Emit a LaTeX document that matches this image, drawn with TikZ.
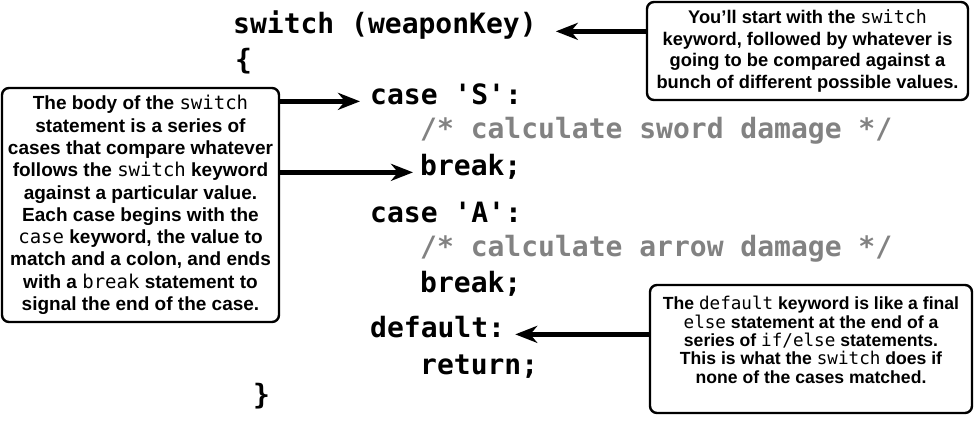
\documentclass[tikz,border=0pt]{standalone}
\usepackage{fontspec}
\setmainfont{Liberation Sans}
\setmonofont{DejaVu Sans Mono}
\usepackage{tikz}
\usetikzlibrary{arrows.meta}
\definecolor{cmtgray}{RGB}{130,130,130}
\newcommand{\kw}[1]{{\mdseries\ttfamily #1}}

\begin{document}
\begin{tikzpicture}[x=1pt,y=-1pt,
    code/.style={anchor=base west,inner sep=0pt,font=\fontsize{28}{30}\selectfont\ttfamily\bfseries},
    cmt/.style={code,text=cmtgray},
    note/.style={draw,line width=2.4pt,rounded corners=7pt,align=center,inner sep=0pt},
    arr/.style={-{Stealth[length=22pt,width=17pt,inset=7pt]},line width=4.5pt}]
    \useasboundingbox (0,0) rectangle (976,428);

    % the code
    \node (sw) at (233,34) [code]{switch (weaponKey)};
    \node (lbrace) at (235,70) [code]{\{};
    \node (caseS) at (370,104) [code]{case 'S':};
    \node (cmtS) at (420,138) [cmt]{/* calculate sword damage */};
    \node (brkS) at (420,175) [code]{break;};
    \node (caseA) at (370,222) [code]{case 'A':};
    \node (cmtA) at (420,256) [cmt]{/* calculate arrow damage */};
    \node (brkA) at (420,292) [code]{break;};
    \node (dflt) at (370,337) [code]{default:};
    \node (ret) at (420,374) [code]{return;};
    \node (rbrace) at (253,404) [code]{\}};

    % the notes
    \node (boxsw) at (807.5,51) [note,minimum width=321pt,minimum height=98pt,
        font=\fontsize{18.3}{21.7}\selectfont\bfseries]
        {You’ll start with the \kw{switch}\\ keyword, followed by whatever is\\
         going to be compared against a\\ bunch of different possible values.};
    \node (boxbody) at (140.5,205) [note,minimum width=277pt,minimum height=234pt,
        font=\fontsize{19}{22.3}\selectfont\bfseries]
        {The body of the \kw{switch}\\ statement is a series of\\
         cases that compare whatever\\ follows the \kw{switch} keyword\\
         against a particular value.\\ Each case begins with the\\
         \kw{case} keyword, the value to\\ match and a colon, and ends\\
         with a \kw{break} statement to\\ signal the end of the case.};
    \node (boxdflt) at (811,349) [note,minimum width=322pt,minimum height=128pt,
        font=\fontsize{17.6}{18.3}\selectfont\bfseries]
        {The \kw{default} keyword is like a final\\ \kw{else} statement at the end of a\\
         series of \kw{if/else} statements.\\ This is what the \kw{switch} does if\\
         none of the cases matched.\\ \mbox{}};

    \draw [arr,shorten >=19pt](boxsw.west |- sw.mid east) --(sw.mid east);
    \draw [arr,shorten >=10pt](boxbody.east |- caseS.mid west) --(caseS.mid west);
    \draw [arr,shorten >=7pt](boxbody.east |- brkS.mid west) --(brkS.mid west);
    \draw [arr,shorten >=10pt](boxdflt.west |- dflt.mid east) --(dflt.mid east);
\end{tikzpicture}
\end{document}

********************

With the pictures left out, restate word for word every line of the data above, from the first down to the line that contains "(0,0) rectangle (976,428);".

Solved exercise:
Emit a LaTeX document that matches this image, drawn with TikZ.
\documentclass[tikz,border=0pt]{standalone}
\usepackage{fontspec}
\setmainfont{Liberation Sans}
\setmonofont{DejaVu Sans Mono}
\usepackage{tikz}
\usetikzlibrary{arrows.meta}
\definecolor{cmtgray}{RGB}{130,130,130}
\newcommand{\kw}[1]{{\mdseries\ttfamily #1}}

\begin{document}
\begin{tikzpicture}[x=1pt,y=-1pt,
    code/.style={anchor=base west,inner sep=0pt,font=\fontsize{28}{30}\selectfont\ttfamily\bfseries},
    cmt/.style={code,text=cmtgray},
    note/.style={draw,line width=2.4pt,rounded corners=7pt,align=center,inner sep=0pt},
    arr/.style={-{Stealth[length=22pt,width=17pt,inset=7pt]},line width=4.5pt}]
    \useasboundingbox (0,0) rectangle (976,428);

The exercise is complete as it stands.